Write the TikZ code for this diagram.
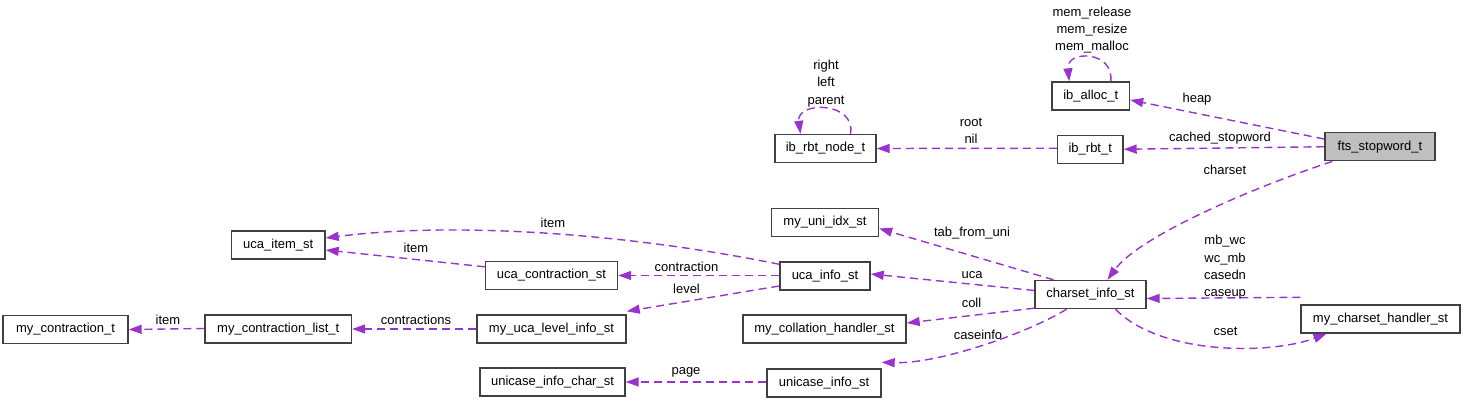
\documentclass[tikz,border=0pt]{standalone}
\usepackage{fontspec}
\setmainfont{Liberation Sans}
\usetikzlibrary{arrows.meta}
\definecolor{edgec}{HTML}{9A32CD}
\definecolor{boxc}{HTML}{404040}
\definecolor{grayfill}{HTML}{BFBFBF}
\tikzset{
  box/.style={draw=boxc, line width=1.4pt, fill=white, minimum height=28pt, inner sep=0pt, font=\fontsize{13}{15}\selectfont},
  rel/.style={draw=edgec, line width=1.4pt, dash pattern=on 8pt off 5pt, -{Triangle[length=13pt,width=9pt]}},
  lbl/.style={inner sep=0pt, align=center, font=\fontsize{13}{17.3}\selectfont}
}
\begin{document}
\begin{tikzpicture}[x=1pt,y=-1pt]
\useasboundingbox (0,0) rectangle (1464,403);
% nodes
\node[box, fill=grayfill, minimum width=110pt] (fts) at (1380,146.75) {fts\_stopword\_t};
\node[box, minimum width=77.5pt] (alloc) at (1090.75,96) {ib\_alloc\_t};
\node[box, minimum width=65.5pt] (rbt) at (1090.25,149.25) {ib\_rbt\_t};
\node[box, minimum width=101pt] (rbtnode) at (825.5,148.5) {ib\_rbt\_node\_t};
\node[box, minimum width=107pt] (uniidx) at (825,222.5) {my\_uni\_idx\_st};
\node[box, minimum width=93.5pt] (ucaitem) at (278.25,245) {uca\_item\_st};
\node[box, minimum width=90pt] (ucainfo) at (825,276) {uca\_info\_st};
\node[box, minimum width=132pt] (ucacontr) at (551.5,275.5) {uca\_contraction\_st};
\node[box, minimum width=111pt] (charset) at (1090.5,294.5) {charset\_info\_st};
\node[box, minimum width=159pt] (handler) at (1380.5,319) {my\_charset\_handler\_st};
\node[box, minimum width=125pt] (mycontr) at (65.5,329.5) {my\_contraction\_t};
\node[box, minimum width=146.5pt] (contrlist) at (278.25,329) {my\_contraction\_list\_t};
\node[box, minimum width=149pt] (levelinfo) at (551.5,329) {my\_uca\_level\_info\_st};
\node[box, minimum width=163pt] (collhandler) at (824.5,329) {my\_collation\_handler\_st};
\node[box, minimum width=145pt] (casechar) at (552.5,382) {unicase\_info\_char\_st};
\node[box, minimum width=114pt] (caseinfo) at (824,383) {unicase\_info\_st};
% edges
\draw[rel] ([yshift=-7pt]fts.north west) -- ([yshift=-4pt]alloc.east);
\draw[rel] (fts.west) -- (rbt.east);
\draw[rel] ([xshift=8pt]fts.south west) .. controls (1260,185) and (1140,235) .. ([xshift=17pt]charset.north);
\draw[rel] ([xshift=20pt]alloc.north) .. controls (1114,50) and (1066,50) .. ([xshift=-21.5pt]alloc.north);
\draw[rel] ([xshift=25pt]rbtnode.north) .. controls (856,101) and (796,101) .. ([xshift=-25pt]rbtnode.north);
\draw[rel] ([yshift=1pt]rbt.west) -- (rbtnode.east);
\draw[rel] ([xshift=-37pt]charset.north) -- ([yshift=-6pt]uniidx.east);
\draw[rel] ([yshift=4pt]charset.west) -- ([yshift=2pt]ucainfo.east);
\draw[rel] ([yshift=1pt]charset.south west) -- ([yshift=6pt]collhandler.east);
\draw[rel] ([xshift=-24pt]charset.south) .. controls (1030,332) and (940,364) .. ([yshift=6pt]caseinfo.north east);
\draw[rel] ([yshift=7pt]handler.north west) -- ([yshift=-4pt]charset.east);
\draw[rel] ([xshift=25pt]charset.south) .. controls (1160,355) and (1270,355) .. ([xshift=-54pt]handler.south);
\draw[rel] ([yshift=-3pt]ucainfo.north west) .. controls (620,232) and (450,222) .. ([yshift=7pt]ucaitem.east);
\draw[rel] ([yshift=-6pt]ucacontr.north west) -- ([yshift=-5pt]ucaitem.east);
\draw[rel] ([yshift=0.5pt]ucainfo.west) -- (ucacontr.east);
\draw[rel] ([yshift=-10pt]ucainfo.west) -- ([yshift=3pt]levelinfo.north east);
\draw[rel] (levelinfo.west) -- (contrlist.east);
\draw[rel] ([yshift=0.5pt]contrlist.west) -- (mycontr.east);
\draw[rel] ([yshift=1pt]caseinfo.west) -- (casechar.east);
% labels
\node[lbl] (lheap) at (1197,99) {heap};
\node[lbl] (lcached) at (1220,138) {cached\_stopword};
\node[lbl] (lcharset) at (1225,170) {charset};
\node[lbl] (lmem) at (1092,30) {mem\_release\\mem\_resize\\mem\_malloc};
\node[lbl] (lrbtself) at (826,83.5) {right\\left\\parent};
\node[lbl] (lrootnil) at (971,131) {root\\nil};
\node[lbl] (ltab) at (972,233) {tab\_from\_uni};
\node[lbl] (luca) at (972,275) {uca};
\node[lbl] (lcoll) at (971.5,302.5) {coll};
\node[lbl] (lcaseinfo) at (978,335) {caseinfo};
\node[lbl] (lhandler) at (1225,267.5) {mb\_wc\\wc\_mb\\casedn\\caseup};
\node[lbl] (lcset) at (1225.5,331.5) {cset};
\node[lbl] (litem1) at (553,222.5) {item};
\node[lbl] (litem2) at (416,247.5) {item};
\node[lbl] (lcontraction) at (686.5,266.5) {contraction};
\node[lbl] (llevel) at (686.5,288.5) {level};
\node[lbl] (lcontractions) at (416,319.5) {contractions};
\node[lbl] (litem3) at (168,319.5) {item};
\node[lbl] (lpage) at (686,372) {page};
\end{tikzpicture}
\end{document}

---

## WRITTEN REQUEST
Without the pictures, repeat the listing above exactly.

## COMPLETE OUTPUT
Write the TikZ code for this diagram.
\documentclass[tikz,border=0pt]{standalone}
\usepackage{fontspec}
\setmainfont{Liberation Sans}
\usetikzlibrary{arrows.meta}
\definecolor{edgec}{HTML}{9A32CD}
\definecolor{boxc}{HTML}{404040}
\definecolor{grayfill}{HTML}{BFBFBF}
\tikzset{
  box/.style={draw=boxc, line width=1.4pt, fill=white, minimum height=28pt, inner sep=0pt, font=\fontsize{13}{15}\selectfont},
  rel/.style={draw=edgec, line width=1.4pt, dash pattern=on 8pt off 5pt, -{Triangle[length=13pt,width=9pt]}},
  lbl/.style={inner sep=0pt, align=center, font=\fontsize{13}{17.3}\selectfont}
}
\begin{document}
\begin{tikzpicture}[x=1pt,y=-1pt]
\useasboundingbox (0,0) rectangle (1464,403);
% nodes
\node[box, fill=grayfill, minimum width=110pt] (fts) at (1380,146.75) {fts\_stopword\_t};
\node[box, minimum width=77.5pt] (alloc) at (1090.75,96) {ib\_alloc\_t};
\node[box, minimum width=65.5pt] (rbt) at (1090.25,149.25) {ib\_rbt\_t};
\node[box, minimum width=101pt] (rbtnode) at (825.5,148.5) {ib\_rbt\_node\_t};
\node[box, minimum width=107pt] (uniidx) at (825,222.5) {my\_uni\_idx\_st};
\node[box, minimum width=93.5pt] (ucaitem) at (278.25,245) {uca\_item\_st};
\node[box, minimum width=90pt] (ucainfo) at (825,276) {uca\_info\_st};
\node[box, minimum width=132pt] (ucacontr) at (551.5,275.5) {uca\_contraction\_st};
\node[box, minimum width=111pt] (charset) at (1090.5,294.5) {charset\_info\_st};
\node[box, minimum width=159pt] (handler) at (1380.5,319) {my\_charset\_handler\_st};
\node[box, minimum width=125pt] (mycontr) at (65.5,329.5) {my\_contraction\_t};
\node[box, minimum width=146.5pt] (contrlist) at (278.25,329) {my\_contraction\_list\_t};
\node[box, minimum width=149pt] (levelinfo) at (551.5,329) {my\_uca\_level\_info\_st};
\node[box, minimum width=163pt] (collhandler) at (824.5,329) {my\_collation\_handler\_st};
\node[box, minimum width=145pt] (casechar) at (552.5,382) {unicase\_info\_char\_st};
\node[box, minimum width=114pt] (caseinfo) at (824,383) {unicase\_info\_st};
% edges
\draw[rel] ([yshift=-7pt]fts.north west) -- ([yshift=-4pt]alloc.east);
\draw[rel] (fts.west) -- (rbt.east);
\draw[rel] ([xshift=8pt]fts.south west) .. controls (1260,185) and (1140,235) .. ([xshift=17pt]charset.north);
\draw[rel] ([xshift=20pt]alloc.north) .. controls (1114,50) and (1066,50) .. ([xshift=-21.5pt]alloc.north);
\draw[rel] ([xshift=25pt]rbtnode.north) .. controls (856,101) and (796,101) .. ([xshift=-25pt]rbtnode.north);
\draw[rel] ([yshift=1pt]rbt.west) -- (rbtnode.east);
\draw[rel] ([xshift=-37pt]charset.north) -- ([yshift=-6pt]uniidx.east);
\draw[rel] ([yshift=4pt]charset.west) -- ([yshift=2pt]ucainfo.east);
\draw[rel] ([yshift=1pt]charset.south west) -- ([yshift=6pt]collhandler.east);
\draw[rel] ([xshift=-24pt]charset.south) .. controls (1030,332) and (940,364) .. ([yshift=6pt]caseinfo.north east);
\draw[rel] ([yshift=7pt]handler.north west) -- ([yshift=-4pt]charset.east);
\draw[rel] ([xshift=25pt]charset.south) .. controls (1160,355) and (1270,355) .. ([xshift=-54pt]handler.south);
\draw[rel] ([yshift=-3pt]ucainfo.north west) .. controls (620,232) and (450,222) .. ([yshift=7pt]ucaitem.east);
\draw[rel] ([yshift=-6pt]ucacontr.north west) -- ([yshift=-5pt]ucaitem.east);
\draw[rel] ([yshift=0.5pt]ucainfo.west) -- (ucacontr.east);
\draw[rel] ([yshift=-10pt]ucainfo.west) -- ([yshift=3pt]levelinfo.north east);
\draw[rel] (levelinfo.west) -- (contrlist.east);
\draw[rel] ([yshift=0.5pt]contrlist.west) -- (mycontr.east);
\draw[rel] ([yshift=1pt]caseinfo.west) -- (casechar.east);
% labels
\node[lbl] (lheap) at (1197,99) {heap};
\node[lbl] (lcached) at (1220,138) {cached\_stopword};
\node[lbl] (lcharset) at (1225,170) {charset};
\node[lbl] (lmem) at (1092,30) {mem\_release\\mem\_resize\\mem\_malloc};
\node[lbl] (lrbtself) at (826,83.5) {right\\left\\parent};
\node[lbl] (lrootnil) at (971,131) {root\\nil};
\node[lbl] (ltab) at (972,233) {tab\_from\_uni};
\node[lbl] (luca) at (972,275) {uca};
\node[lbl] (lcoll) at (971.5,302.5) {coll};
\node[lbl] (lcaseinfo) at (978,335) {caseinfo};
\node[lbl] (lhandler) at (1225,267.5) {mb\_wc\\wc\_mb\\casedn\\caseup};
\node[lbl] (lcset) at (1225.5,331.5) {cset};
\node[lbl] (litem1) at (553,222.5) {item};
\node[lbl] (litem2) at (416,247.5) {item};
\node[lbl] (lcontraction) at (686.5,266.5) {contraction};
\node[lbl] (llevel) at (686.5,288.5) {level};
\node[lbl] (lcontractions) at (416,319.5) {contractions};
\node[lbl] (litem3) at (168,319.5) {item};
\node[lbl] (lpage) at (686,372) {page};
\end{tikzpicture}
\end{document}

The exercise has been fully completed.